Task prompt: Write out each line of the listing as it stands, without the images.

Given information:
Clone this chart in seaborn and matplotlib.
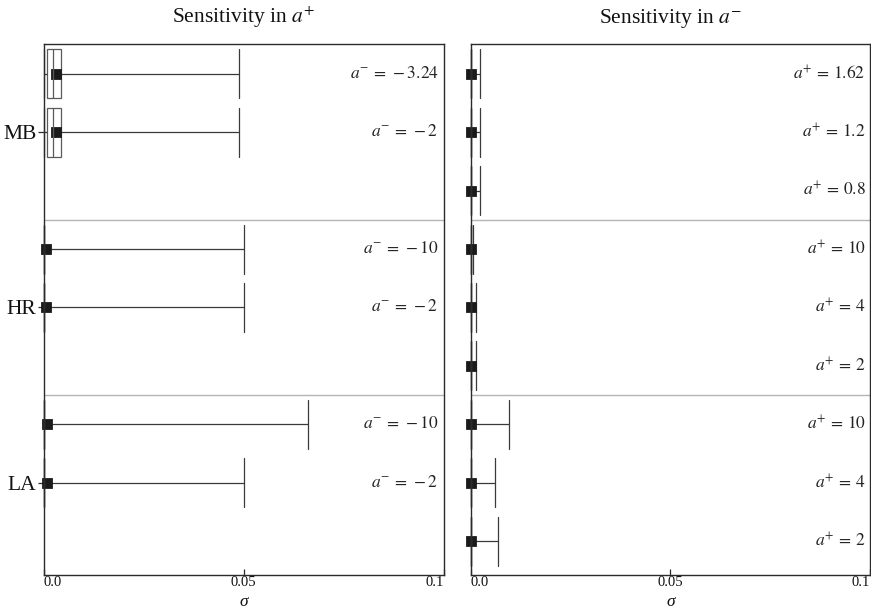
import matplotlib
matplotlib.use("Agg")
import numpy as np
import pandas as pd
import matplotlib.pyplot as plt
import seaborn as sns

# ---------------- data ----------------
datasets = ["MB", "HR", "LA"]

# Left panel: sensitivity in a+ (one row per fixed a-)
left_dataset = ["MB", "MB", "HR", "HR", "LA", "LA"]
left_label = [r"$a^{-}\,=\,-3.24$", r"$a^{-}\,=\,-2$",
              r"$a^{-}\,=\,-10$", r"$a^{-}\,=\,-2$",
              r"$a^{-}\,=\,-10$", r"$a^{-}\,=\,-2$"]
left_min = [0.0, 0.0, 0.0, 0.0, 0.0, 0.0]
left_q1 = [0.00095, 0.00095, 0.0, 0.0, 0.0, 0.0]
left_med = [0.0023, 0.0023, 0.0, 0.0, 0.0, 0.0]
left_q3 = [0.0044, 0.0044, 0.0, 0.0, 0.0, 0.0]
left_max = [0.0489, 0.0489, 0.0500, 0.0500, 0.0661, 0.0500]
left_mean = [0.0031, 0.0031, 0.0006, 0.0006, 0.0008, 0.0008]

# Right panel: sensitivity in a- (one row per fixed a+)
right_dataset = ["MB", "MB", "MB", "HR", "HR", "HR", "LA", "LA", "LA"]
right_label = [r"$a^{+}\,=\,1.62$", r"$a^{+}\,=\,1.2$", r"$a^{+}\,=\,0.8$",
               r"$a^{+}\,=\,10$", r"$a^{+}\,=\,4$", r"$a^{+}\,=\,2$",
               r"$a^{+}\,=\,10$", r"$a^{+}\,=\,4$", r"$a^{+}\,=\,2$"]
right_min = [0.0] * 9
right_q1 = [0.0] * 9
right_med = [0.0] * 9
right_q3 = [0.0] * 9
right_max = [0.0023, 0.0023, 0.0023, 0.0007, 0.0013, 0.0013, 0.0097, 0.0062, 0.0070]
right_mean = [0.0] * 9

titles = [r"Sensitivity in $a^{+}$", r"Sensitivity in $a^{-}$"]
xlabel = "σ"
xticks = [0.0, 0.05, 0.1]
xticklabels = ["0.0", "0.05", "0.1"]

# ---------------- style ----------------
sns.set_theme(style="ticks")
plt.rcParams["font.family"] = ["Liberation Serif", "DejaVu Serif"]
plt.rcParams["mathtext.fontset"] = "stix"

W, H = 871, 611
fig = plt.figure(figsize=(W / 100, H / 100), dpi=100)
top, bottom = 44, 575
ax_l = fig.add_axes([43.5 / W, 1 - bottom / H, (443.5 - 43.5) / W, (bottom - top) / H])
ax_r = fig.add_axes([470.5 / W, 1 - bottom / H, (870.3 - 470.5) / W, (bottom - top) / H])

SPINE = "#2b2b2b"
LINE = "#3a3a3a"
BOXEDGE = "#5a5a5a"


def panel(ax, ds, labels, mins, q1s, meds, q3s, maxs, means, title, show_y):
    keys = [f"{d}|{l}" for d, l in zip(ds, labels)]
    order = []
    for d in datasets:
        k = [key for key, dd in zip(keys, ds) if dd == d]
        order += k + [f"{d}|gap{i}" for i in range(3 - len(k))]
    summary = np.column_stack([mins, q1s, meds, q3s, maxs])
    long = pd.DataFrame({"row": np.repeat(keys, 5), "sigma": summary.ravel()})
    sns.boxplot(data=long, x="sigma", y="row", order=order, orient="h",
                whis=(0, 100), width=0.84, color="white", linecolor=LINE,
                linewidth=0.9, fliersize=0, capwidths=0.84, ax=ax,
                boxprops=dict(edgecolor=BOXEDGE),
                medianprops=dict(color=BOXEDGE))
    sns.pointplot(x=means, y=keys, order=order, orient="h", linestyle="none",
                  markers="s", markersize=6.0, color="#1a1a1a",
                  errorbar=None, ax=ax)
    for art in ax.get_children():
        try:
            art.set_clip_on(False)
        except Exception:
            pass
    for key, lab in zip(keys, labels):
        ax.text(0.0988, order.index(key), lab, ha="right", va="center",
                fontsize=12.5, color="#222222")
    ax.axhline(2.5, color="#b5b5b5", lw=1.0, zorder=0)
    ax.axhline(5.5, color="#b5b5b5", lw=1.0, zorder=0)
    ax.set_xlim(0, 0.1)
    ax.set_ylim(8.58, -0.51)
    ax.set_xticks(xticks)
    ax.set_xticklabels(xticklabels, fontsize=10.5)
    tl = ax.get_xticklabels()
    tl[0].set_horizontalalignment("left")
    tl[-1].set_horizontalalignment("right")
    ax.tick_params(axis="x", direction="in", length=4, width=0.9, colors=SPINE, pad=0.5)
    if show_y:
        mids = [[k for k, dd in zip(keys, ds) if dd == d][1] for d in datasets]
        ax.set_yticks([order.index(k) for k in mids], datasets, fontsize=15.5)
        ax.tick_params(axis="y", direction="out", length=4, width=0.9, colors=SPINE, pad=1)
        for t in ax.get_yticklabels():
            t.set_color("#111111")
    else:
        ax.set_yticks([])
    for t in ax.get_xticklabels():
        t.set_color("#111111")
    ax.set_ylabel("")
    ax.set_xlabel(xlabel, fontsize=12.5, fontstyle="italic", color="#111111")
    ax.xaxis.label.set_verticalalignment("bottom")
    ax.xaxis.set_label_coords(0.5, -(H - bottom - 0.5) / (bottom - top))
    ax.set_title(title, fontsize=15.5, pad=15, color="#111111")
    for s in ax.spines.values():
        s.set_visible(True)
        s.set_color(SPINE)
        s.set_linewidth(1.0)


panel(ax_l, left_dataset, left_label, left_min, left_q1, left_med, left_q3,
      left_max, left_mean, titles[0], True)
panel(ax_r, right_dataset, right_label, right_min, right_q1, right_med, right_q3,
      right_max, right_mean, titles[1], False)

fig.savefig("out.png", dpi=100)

Task answer:
Clone this chart in seaborn and matplotlib.
import matplotlib
matplotlib.use("Agg")
import numpy as np
import pandas as pd
import matplotlib.pyplot as plt
import seaborn as sns

# ---------------- data ----------------
datasets = ["MB", "HR", "LA"]

# Left panel: sensitivity in a+ (one row per fixed a-)
left_dataset = ["MB", "MB", "HR", "HR", "LA", "LA"]
left_label = [r"$a^{-}\,=\,-3.24$", r"$a^{-}\,=\,-2$",
              r"$a^{-}\,=\,-10$", r"$a^{-}\,=\,-2$",
              r"$a^{-}\,=\,-10$", r"$a^{-}\,=\,-2$"]
left_min = [0.0, 0.0, 0.0, 0.0, 0.0, 0.0]
left_q1 = [0.00095, 0.00095, 0.0, 0.0, 0.0, 0.0]
left_med = [0.0023, 0.0023, 0.0, 0.0, 0.0, 0.0]
left_q3 = [0.0044, 0.0044, 0.0, 0.0, 0.0, 0.0]
left_max = [0.0489, 0.0489, 0.0500, 0.0500, 0.0661, 0.0500]
left_mean = [0.0031, 0.0031, 0.0006, 0.0006, 0.0008, 0.0008]

# Right panel: sensitivity in a- (one row per fixed a+)
right_dataset = ["MB", "MB", "MB", "HR", "HR", "HR", "LA", "LA", "LA"]
right_label = [r"$a^{+}\,=\,1.62$", r"$a^{+}\,=\,1.2$", r"$a^{+}\,=\,0.8$",
               r"$a^{+}\,=\,10$", r"$a^{+}\,=\,4$", r"$a^{+}\,=\,2$",
               r"$a^{+}\,=\,10$", r"$a^{+}\,=\,4$", r"$a^{+}\,=\,2$"]
right_min = [0.0] * 9
right_q1 = [0.0] * 9
right_med = [0.0] * 9
right_q3 = [0.0] * 9
right_max = [0.0023, 0.0023, 0.0023, 0.0007, 0.0013, 0.0013, 0.0097, 0.0062, 0.0070]
right_mean = [0.0] * 9

titles = [r"Sensitivity in $a^{+}$", r"Sensitivity in $a^{-}$"]
xlabel = "σ"
xticks = [0.0, 0.05, 0.1]
xticklabels = ["0.0", "0.05", "0.1"]

# ---------------- style ----------------
sns.set_theme(style="ticks")
plt.rcParams["font.family"] = ["Liberation Serif", "DejaVu Serif"]
plt.rcParams["mathtext.fontset"] = "stix"

W, H = 871, 611
fig = plt.figure(figsize=(W / 100, H / 100), dpi=100)
top, bottom = 44, 575
ax_l = fig.add_axes([43.5 / W, 1 - bottom / H, (443.5 - 43.5) / W, (bottom - top) / H])
ax_r = fig.add_axes([470.5 / W, 1 - bottom / H, (870.3 - 470.5) / W, (bottom - top) / H])

SPINE = "#2b2b2b"
LINE = "#3a3a3a"
BOXEDGE = "#5a5a5a"


def panel(ax, ds, labels, mins, q1s, meds, q3s, maxs, means, title, show_y):
    keys = [f"{d}|{l}" for d, l in zip(ds, labels)]
    order = []
    for d in datasets:
        k = [key for key, dd in zip(keys, ds) if dd == d]
        order += k + [f"{d}|gap{i}" for i in range(3 - len(k))]
    summary = np.column_stack([mins, q1s, meds, q3s, maxs])
    long = pd.DataFrame({"row": np.repeat(keys, 5), "sigma": summary.ravel()})
    sns.boxplot(data=long, x="sigma", y="row", order=order, orient="h",
                whis=(0, 100), width=0.84, color="white", linecolor=LINE,
                linewidth=0.9, fliersize=0, capwidths=0.84, ax=ax,
                boxprops=dict(edgecolor=BOXEDGE),
                medianprops=dict(color=BOXEDGE))
    sns.pointplot(x=means, y=keys, order=order, orient="h", linestyle="none",
                  markers="s", markersize=6.0, color="#1a1a1a",
                  errorbar=None, ax=ax)
    for art in ax.get_children():
        try:
            art.set_clip_on(False)
        except Exception:
            pass
    for key, lab in zip(keys, labels):
        ax.text(0.0988, order.index(key), lab, ha="right", va="center",
                fontsize=12.5, color="#222222")
    ax.axhline(2.5, color="#b5b5b5", lw=1.0, zorder=0)
    ax.axhline(5.5, color="#b5b5b5", lw=1.0, zorder=0)
    ax.set_xlim(0, 0.1)
    ax.set_ylim(8.58, -0.51)
    ax.set_xticks(xticks)
    ax.set_xticklabels(xticklabels, fontsize=10.5)
    tl = ax.get_xticklabels()
    tl[0].set_horizontalalignment("left")
    tl[-1].set_horizontalalignment("right")
    ax.tick_params(axis="x", direction="in", length=4, width=0.9, colors=SPINE, pad=0.5)
    if show_y:
        mids = [[k for k, dd in zip(keys, ds) if dd == d][1] for d in datasets]
        ax.set_yticks([order.index(k) for k in mids], datasets, fontsize=15.5)
        ax.tick_params(axis="y", direction="out", length=4, width=0.9, colors=SPINE, pad=1)
        for t in ax.get_yticklabels():
            t.set_color("#111111")
    else:
        ax.set_yticks([])
    for t in ax.get_xticklabels():
        t.set_color("#111111")
    ax.set_ylabel("")
    ax.set_xlabel(xlabel, fontsize=12.5, fontstyle="italic", color="#111111")
    ax.xaxis.label.set_verticalalignment("bottom")
    ax.xaxis.set_label_coords(0.5, -(H - bottom - 0.5) / (bottom - top))
    ax.set_title(title, fontsize=15.5, pad=15, color="#111111")
    for s in ax.spines.values():
        s.set_visible(True)
        s.set_color(SPINE)
        s.set_linewidth(1.0)


panel(ax_l, left_dataset, left_label, left_min, left_q1, left_med, left_q3,
      left_max, left_mean, titles[0], True)
panel(ax_r, right_dataset, right_label, right_min, right_q1, right_med, right_q3,
      right_max, right_mean, titles[1], False)

fig.savefig("out.png", dpi=100)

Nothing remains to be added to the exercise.